Locate every line in the records below that holds the word "with" and return each one.

= = = = =

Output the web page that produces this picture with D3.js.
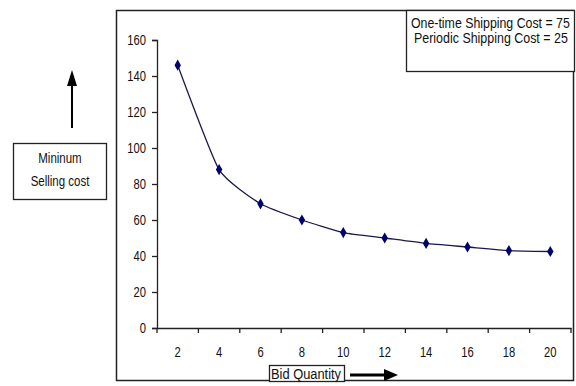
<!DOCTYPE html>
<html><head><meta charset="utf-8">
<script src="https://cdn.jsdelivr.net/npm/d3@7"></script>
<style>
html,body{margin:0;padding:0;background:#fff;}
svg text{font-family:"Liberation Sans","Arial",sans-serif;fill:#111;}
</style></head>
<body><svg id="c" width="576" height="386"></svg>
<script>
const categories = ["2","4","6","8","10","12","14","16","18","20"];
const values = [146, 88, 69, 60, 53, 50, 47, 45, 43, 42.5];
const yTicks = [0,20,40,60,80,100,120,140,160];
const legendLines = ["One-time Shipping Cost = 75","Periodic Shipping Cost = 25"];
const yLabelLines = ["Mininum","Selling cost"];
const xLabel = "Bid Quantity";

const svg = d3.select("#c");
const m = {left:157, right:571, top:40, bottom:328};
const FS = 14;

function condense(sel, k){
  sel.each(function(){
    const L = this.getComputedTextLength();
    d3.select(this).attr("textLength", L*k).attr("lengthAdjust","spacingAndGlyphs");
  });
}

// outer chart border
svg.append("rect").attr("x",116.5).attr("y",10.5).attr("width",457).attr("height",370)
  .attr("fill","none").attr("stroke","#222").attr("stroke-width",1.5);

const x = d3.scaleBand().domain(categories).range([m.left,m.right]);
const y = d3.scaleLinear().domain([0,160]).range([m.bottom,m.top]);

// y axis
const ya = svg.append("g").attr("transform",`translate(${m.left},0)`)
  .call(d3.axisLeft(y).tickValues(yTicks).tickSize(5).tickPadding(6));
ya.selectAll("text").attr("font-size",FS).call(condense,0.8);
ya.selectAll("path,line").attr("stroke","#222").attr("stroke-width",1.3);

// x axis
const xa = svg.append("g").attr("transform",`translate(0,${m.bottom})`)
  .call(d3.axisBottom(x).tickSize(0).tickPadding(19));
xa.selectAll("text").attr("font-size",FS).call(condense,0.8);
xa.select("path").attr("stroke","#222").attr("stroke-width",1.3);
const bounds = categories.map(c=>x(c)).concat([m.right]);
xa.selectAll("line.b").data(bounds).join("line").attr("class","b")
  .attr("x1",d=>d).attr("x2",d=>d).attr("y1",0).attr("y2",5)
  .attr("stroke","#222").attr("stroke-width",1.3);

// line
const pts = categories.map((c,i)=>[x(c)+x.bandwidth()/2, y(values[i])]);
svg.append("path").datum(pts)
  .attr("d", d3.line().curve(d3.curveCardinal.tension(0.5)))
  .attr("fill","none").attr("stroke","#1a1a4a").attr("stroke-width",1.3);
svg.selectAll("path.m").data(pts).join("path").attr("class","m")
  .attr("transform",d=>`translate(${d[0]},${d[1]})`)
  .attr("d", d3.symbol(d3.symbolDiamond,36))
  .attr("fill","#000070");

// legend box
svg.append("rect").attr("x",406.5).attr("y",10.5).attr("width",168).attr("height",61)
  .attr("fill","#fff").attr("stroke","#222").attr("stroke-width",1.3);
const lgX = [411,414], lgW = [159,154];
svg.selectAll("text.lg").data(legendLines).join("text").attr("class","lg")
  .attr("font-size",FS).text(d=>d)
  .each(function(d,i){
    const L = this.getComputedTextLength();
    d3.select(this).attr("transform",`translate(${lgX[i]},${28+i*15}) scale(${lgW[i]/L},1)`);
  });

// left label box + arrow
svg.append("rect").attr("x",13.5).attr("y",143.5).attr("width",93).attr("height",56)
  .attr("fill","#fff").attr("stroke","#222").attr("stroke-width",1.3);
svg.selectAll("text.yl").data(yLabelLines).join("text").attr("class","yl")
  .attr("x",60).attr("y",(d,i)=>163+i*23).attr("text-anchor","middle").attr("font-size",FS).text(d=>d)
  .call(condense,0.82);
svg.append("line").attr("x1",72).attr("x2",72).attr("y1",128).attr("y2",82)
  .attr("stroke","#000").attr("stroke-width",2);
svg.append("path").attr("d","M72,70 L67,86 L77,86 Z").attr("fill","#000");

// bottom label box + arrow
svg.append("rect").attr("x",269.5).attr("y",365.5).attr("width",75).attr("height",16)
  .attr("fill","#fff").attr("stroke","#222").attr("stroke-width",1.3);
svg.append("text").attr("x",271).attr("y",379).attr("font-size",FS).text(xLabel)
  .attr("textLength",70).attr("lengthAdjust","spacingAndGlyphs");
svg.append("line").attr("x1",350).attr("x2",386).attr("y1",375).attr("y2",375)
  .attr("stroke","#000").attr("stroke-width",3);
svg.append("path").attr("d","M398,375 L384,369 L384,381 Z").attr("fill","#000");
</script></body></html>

= = = = =

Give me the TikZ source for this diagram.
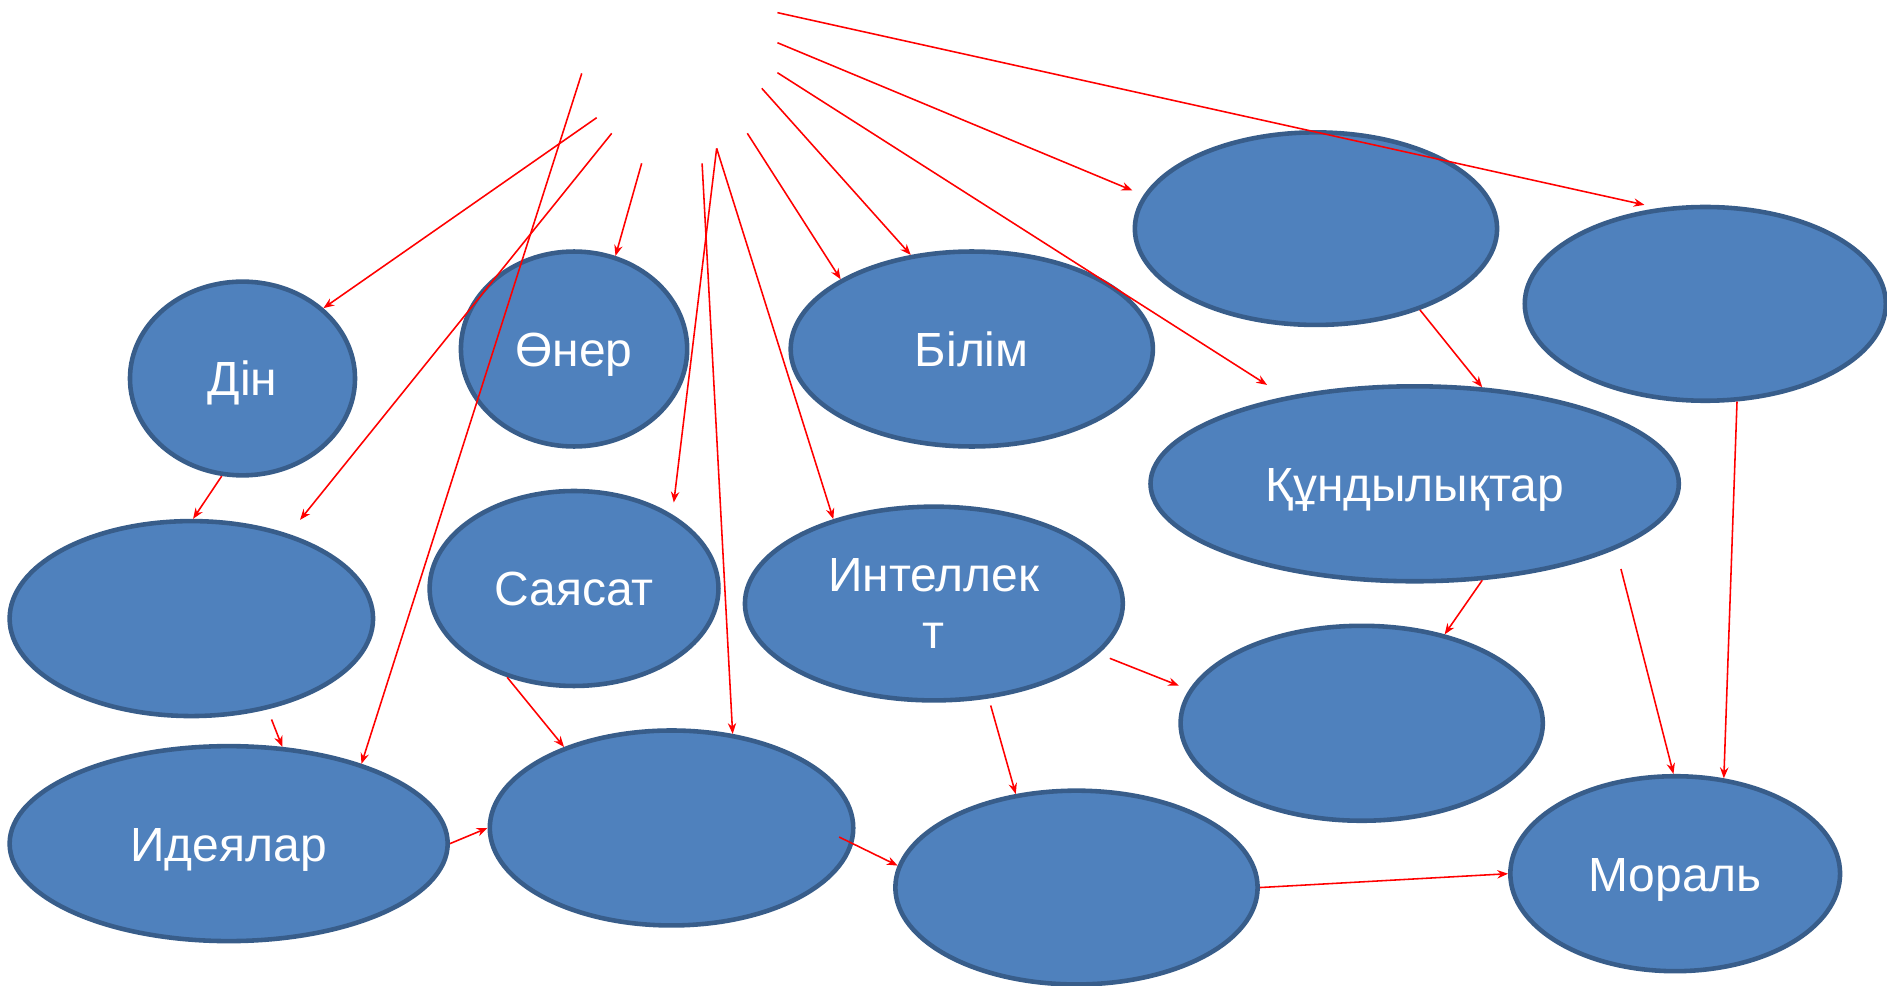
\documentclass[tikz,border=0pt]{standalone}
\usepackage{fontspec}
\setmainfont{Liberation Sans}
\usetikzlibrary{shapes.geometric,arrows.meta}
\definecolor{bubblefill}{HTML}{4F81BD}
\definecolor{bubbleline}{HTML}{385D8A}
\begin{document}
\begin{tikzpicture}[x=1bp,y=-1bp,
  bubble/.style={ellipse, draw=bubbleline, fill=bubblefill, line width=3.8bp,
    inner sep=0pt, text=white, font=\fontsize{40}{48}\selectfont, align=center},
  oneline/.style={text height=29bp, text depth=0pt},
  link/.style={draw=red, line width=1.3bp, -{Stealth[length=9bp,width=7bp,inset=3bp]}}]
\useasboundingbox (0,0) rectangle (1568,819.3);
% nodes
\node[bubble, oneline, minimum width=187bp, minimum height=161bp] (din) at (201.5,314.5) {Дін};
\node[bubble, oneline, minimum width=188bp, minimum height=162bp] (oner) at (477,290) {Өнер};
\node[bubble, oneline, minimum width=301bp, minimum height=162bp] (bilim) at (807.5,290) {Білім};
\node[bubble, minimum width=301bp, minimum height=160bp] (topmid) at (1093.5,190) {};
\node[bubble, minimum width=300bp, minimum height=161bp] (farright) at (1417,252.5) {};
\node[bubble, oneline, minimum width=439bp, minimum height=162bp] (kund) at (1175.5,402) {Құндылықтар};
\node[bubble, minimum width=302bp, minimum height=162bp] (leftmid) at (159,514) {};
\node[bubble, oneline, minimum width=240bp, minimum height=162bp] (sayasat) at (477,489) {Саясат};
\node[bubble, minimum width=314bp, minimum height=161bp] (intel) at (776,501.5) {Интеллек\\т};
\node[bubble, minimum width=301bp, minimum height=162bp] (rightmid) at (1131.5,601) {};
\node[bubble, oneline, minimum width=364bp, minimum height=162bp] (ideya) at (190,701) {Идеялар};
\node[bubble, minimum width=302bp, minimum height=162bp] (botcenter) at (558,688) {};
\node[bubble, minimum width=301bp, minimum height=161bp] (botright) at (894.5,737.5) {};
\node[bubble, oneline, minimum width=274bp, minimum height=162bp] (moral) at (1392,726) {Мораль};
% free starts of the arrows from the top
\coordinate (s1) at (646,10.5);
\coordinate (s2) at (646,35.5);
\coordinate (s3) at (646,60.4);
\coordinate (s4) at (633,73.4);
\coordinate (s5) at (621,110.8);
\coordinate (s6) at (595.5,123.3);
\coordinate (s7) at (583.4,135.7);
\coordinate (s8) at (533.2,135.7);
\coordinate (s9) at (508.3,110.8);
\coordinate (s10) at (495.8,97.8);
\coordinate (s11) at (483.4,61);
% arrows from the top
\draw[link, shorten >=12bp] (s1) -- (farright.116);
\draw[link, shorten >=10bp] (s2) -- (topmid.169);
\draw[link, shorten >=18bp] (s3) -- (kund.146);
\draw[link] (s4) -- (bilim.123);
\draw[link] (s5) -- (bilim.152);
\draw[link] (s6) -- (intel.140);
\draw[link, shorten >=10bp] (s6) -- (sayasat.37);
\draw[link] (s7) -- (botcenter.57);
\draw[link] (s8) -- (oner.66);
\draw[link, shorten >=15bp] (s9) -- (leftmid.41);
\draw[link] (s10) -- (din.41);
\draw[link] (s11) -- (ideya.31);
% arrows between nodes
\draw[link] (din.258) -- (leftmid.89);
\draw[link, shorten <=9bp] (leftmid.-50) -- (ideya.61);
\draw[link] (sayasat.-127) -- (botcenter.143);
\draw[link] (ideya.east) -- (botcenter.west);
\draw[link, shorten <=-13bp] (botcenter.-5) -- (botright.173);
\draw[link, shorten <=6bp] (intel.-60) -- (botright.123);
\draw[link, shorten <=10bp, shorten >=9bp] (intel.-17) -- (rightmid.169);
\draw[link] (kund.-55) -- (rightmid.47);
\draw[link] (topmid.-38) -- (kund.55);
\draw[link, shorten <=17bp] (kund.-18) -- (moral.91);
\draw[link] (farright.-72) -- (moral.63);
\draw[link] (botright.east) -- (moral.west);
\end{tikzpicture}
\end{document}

= = = = =

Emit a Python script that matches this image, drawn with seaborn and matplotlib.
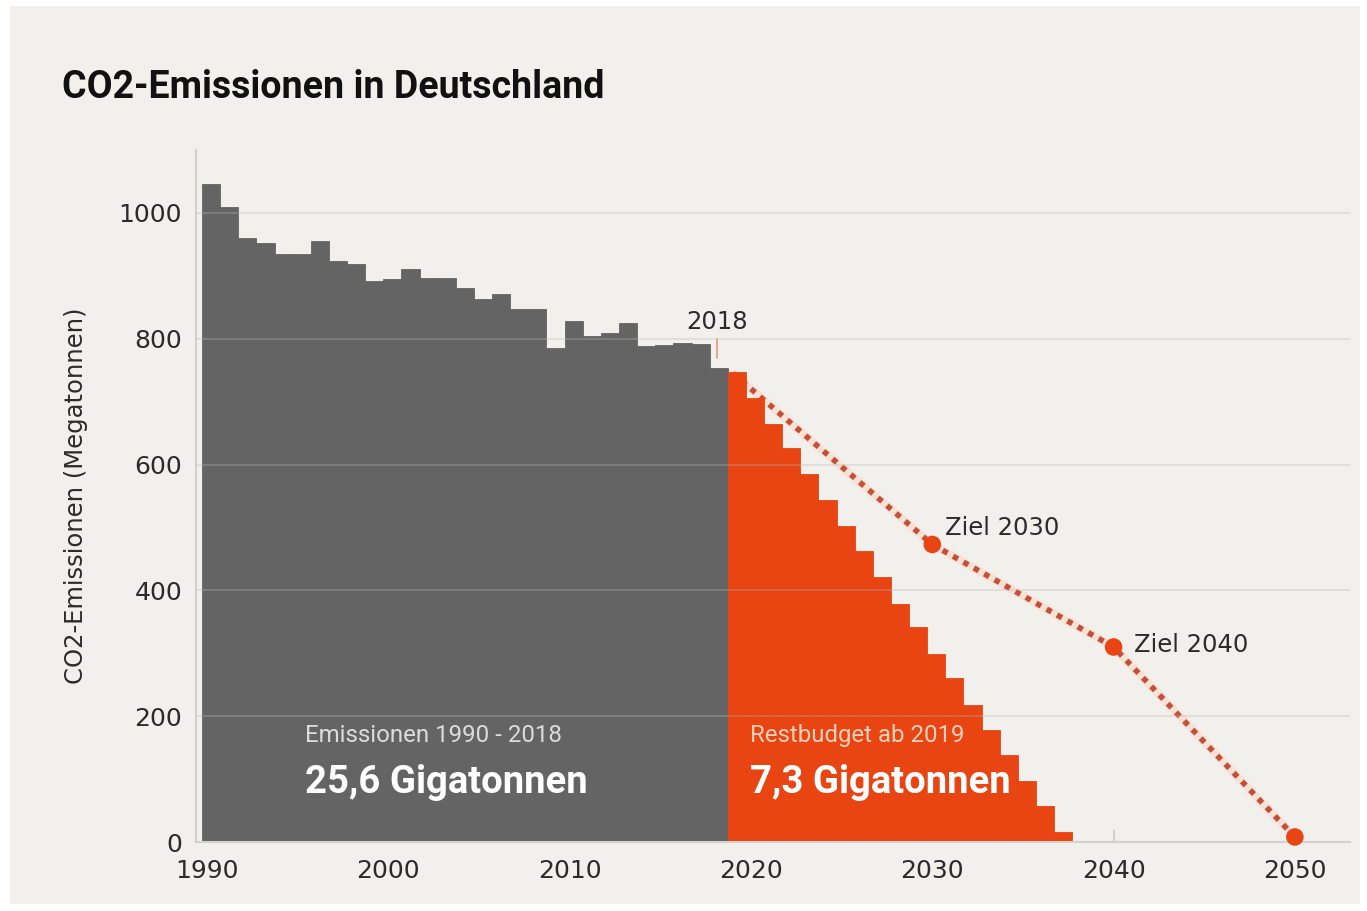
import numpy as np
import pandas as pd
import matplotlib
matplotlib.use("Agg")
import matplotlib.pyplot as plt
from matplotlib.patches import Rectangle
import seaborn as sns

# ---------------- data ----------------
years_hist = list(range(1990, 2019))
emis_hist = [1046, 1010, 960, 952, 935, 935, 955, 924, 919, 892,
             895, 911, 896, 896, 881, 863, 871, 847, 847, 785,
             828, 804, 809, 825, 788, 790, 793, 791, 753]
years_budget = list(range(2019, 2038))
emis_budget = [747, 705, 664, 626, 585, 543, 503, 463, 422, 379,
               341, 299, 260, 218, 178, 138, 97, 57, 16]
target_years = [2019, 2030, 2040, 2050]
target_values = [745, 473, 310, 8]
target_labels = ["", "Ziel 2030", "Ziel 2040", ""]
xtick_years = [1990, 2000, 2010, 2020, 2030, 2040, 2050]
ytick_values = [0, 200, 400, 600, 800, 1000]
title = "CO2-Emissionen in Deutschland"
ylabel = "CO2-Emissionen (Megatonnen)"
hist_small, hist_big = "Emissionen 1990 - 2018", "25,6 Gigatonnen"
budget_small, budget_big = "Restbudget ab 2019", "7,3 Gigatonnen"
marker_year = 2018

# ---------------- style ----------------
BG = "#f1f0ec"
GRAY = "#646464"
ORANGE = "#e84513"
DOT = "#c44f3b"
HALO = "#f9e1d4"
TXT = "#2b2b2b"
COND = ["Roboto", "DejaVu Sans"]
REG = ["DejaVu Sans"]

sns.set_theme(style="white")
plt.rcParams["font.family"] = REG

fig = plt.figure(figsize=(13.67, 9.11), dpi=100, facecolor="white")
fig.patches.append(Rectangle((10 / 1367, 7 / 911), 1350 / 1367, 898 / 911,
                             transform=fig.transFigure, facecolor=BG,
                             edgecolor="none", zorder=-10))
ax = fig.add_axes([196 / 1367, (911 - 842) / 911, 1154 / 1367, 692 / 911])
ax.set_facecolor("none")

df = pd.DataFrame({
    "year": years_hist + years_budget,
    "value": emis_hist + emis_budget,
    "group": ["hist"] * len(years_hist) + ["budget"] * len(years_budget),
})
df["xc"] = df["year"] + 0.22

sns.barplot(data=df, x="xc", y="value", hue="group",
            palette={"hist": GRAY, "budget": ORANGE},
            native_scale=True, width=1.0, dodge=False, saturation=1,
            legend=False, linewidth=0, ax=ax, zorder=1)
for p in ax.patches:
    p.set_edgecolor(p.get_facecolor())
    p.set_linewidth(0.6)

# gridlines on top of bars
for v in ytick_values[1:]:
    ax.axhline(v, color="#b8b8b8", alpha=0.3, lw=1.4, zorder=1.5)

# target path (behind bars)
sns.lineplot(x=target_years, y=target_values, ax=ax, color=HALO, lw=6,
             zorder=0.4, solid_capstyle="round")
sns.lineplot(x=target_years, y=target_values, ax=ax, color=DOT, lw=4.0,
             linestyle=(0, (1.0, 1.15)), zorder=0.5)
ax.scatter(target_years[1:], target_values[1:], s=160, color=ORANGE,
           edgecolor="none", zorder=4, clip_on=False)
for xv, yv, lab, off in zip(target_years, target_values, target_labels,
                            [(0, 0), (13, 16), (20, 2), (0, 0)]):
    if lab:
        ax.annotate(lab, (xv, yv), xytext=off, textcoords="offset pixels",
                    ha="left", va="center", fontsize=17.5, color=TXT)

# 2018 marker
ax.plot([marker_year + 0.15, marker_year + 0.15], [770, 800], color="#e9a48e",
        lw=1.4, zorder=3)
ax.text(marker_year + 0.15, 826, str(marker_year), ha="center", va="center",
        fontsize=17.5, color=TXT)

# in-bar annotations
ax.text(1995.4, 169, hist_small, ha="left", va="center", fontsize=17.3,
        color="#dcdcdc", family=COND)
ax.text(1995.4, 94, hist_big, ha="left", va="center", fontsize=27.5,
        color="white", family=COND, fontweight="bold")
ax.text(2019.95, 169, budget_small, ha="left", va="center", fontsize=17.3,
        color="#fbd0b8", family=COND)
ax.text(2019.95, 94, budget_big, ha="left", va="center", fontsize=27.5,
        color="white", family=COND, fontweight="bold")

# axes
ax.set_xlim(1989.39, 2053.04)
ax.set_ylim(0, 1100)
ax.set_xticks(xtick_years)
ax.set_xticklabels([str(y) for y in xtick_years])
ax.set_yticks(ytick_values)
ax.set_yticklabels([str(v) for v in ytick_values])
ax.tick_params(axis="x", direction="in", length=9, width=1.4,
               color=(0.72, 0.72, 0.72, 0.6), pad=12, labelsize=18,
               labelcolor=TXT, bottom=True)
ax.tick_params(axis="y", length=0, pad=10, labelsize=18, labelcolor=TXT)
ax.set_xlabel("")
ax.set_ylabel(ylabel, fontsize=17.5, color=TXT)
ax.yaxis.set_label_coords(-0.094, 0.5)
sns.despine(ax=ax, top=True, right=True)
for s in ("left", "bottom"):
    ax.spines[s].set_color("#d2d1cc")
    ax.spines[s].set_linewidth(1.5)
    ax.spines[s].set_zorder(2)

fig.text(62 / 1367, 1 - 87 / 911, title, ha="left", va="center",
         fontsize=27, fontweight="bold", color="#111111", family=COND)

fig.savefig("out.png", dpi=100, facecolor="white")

= = = = =

* **Answer to the task**:
Output the web page that produces this picture with D3.js.
Emit a Python script that matches this image, drawn with seaborn and matplotlib.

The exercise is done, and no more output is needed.